▶ _Information provided_:
========
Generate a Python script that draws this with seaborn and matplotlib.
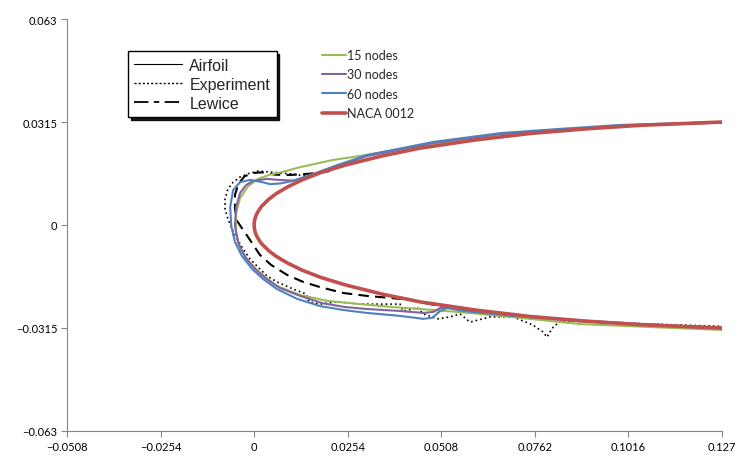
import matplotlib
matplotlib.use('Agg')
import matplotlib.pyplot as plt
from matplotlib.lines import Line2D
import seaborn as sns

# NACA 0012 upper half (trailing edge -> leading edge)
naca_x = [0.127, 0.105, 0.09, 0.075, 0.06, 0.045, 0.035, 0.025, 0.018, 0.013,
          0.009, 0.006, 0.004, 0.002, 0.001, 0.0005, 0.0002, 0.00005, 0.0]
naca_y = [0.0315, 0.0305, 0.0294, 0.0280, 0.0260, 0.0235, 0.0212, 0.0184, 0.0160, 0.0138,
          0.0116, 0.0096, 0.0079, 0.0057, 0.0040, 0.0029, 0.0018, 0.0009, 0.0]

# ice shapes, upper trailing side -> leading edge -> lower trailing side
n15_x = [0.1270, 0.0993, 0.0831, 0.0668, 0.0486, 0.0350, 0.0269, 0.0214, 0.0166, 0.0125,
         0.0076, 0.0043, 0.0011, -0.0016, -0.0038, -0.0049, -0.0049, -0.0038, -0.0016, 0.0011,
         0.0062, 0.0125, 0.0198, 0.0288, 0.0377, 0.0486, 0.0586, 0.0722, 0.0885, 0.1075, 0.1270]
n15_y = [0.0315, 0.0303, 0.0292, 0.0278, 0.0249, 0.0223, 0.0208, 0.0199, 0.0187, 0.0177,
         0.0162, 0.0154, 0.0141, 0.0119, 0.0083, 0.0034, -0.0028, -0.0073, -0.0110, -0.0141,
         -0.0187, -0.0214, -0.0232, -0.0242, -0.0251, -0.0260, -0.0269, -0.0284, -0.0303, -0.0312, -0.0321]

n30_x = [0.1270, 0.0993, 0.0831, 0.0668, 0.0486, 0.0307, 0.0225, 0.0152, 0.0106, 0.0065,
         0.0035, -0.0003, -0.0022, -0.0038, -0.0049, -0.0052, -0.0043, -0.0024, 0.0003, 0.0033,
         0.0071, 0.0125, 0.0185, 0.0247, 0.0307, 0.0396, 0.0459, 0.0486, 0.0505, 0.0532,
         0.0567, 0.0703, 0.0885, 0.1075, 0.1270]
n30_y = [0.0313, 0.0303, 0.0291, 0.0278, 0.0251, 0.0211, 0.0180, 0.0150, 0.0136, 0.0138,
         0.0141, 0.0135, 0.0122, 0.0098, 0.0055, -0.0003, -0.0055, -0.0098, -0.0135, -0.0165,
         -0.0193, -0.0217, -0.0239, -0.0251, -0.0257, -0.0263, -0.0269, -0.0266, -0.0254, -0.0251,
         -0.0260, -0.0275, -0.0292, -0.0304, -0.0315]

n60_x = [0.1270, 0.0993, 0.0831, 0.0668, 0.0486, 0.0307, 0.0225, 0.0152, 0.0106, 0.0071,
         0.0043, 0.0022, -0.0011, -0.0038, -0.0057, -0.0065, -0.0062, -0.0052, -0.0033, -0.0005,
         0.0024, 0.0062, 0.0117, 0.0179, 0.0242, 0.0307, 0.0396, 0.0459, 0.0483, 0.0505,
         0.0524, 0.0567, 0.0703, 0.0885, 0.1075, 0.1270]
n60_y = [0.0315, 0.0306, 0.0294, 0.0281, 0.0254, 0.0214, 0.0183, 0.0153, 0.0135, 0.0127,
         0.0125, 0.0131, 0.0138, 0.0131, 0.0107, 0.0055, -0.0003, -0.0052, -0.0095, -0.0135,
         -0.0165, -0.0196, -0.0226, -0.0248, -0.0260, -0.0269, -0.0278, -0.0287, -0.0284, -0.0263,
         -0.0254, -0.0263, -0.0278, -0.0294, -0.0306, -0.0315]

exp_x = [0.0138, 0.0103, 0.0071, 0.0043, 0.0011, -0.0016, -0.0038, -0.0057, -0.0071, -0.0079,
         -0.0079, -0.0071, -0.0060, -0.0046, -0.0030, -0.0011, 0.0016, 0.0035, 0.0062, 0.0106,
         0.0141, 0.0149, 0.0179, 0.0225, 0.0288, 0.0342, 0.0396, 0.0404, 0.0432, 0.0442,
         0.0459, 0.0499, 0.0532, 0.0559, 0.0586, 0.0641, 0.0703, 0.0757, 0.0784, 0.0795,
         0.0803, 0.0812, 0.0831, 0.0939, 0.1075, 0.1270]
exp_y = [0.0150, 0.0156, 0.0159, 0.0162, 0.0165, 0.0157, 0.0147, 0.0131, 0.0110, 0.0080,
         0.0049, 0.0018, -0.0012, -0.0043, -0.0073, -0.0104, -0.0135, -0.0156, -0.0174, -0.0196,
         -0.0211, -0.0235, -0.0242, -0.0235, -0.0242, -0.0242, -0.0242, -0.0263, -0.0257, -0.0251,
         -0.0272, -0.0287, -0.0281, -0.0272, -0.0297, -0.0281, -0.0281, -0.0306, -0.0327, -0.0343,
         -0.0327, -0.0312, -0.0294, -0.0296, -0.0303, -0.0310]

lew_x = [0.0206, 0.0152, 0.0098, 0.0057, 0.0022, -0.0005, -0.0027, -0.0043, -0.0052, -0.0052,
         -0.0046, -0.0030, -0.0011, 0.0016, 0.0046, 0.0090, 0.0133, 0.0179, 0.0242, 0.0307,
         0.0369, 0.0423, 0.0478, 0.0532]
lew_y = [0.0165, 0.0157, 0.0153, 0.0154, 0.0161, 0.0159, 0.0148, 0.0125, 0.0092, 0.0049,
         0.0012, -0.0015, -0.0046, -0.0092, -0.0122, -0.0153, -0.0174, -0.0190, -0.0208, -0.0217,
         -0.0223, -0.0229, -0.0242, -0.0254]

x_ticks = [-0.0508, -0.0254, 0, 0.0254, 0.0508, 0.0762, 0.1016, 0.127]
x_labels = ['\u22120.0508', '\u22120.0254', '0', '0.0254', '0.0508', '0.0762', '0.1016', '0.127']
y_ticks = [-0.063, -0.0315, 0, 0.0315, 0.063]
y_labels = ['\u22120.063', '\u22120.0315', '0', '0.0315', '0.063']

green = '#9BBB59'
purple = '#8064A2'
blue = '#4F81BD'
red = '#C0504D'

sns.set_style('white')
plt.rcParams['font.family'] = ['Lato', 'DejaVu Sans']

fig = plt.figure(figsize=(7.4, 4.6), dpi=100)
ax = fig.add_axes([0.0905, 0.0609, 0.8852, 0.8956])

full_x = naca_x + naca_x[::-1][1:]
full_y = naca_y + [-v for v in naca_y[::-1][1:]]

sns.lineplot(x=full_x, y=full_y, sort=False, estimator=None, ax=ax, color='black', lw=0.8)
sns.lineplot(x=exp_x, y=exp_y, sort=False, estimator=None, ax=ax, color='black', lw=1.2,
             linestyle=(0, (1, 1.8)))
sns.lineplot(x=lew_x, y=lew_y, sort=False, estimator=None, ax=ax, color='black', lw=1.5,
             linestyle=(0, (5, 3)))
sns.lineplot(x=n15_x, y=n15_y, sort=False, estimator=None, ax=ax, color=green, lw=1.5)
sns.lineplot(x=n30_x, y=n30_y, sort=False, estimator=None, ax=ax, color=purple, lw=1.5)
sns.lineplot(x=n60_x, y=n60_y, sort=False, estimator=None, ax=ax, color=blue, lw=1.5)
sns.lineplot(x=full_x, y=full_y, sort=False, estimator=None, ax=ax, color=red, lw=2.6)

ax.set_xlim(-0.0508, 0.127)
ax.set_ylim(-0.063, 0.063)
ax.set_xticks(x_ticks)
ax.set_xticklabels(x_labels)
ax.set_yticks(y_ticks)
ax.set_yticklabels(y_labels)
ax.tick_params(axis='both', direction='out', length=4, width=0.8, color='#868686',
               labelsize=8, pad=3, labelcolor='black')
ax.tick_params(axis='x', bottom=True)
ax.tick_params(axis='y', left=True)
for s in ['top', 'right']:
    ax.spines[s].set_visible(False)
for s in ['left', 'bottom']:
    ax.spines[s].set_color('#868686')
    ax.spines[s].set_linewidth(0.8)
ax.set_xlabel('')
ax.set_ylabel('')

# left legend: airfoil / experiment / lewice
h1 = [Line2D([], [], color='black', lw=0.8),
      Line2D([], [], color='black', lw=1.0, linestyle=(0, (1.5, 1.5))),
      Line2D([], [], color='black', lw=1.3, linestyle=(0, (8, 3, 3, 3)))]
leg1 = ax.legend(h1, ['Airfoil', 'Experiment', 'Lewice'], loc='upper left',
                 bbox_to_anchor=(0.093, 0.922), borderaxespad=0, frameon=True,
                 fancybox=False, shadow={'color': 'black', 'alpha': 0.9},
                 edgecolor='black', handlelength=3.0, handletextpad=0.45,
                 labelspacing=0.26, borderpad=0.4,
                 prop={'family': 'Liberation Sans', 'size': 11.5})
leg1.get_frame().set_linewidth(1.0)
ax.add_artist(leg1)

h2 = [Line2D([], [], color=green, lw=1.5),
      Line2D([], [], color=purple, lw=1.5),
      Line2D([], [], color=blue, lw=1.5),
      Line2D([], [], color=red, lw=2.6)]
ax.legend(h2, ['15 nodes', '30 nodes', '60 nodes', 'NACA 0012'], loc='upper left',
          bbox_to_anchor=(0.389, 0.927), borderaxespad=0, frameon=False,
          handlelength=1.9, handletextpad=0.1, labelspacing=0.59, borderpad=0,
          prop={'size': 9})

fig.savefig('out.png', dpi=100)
========
▶ _Directive_:
Which lines above contain the word "matplotlib"? Copy each of them.

▶ _Result of this exercise_:
Generate a Python script that draws this with seaborn and matplotlib.
import matplotlib
matplotlib.use('Agg')
import matplotlib.pyplot as plt
from matplotlib.lines import Line2D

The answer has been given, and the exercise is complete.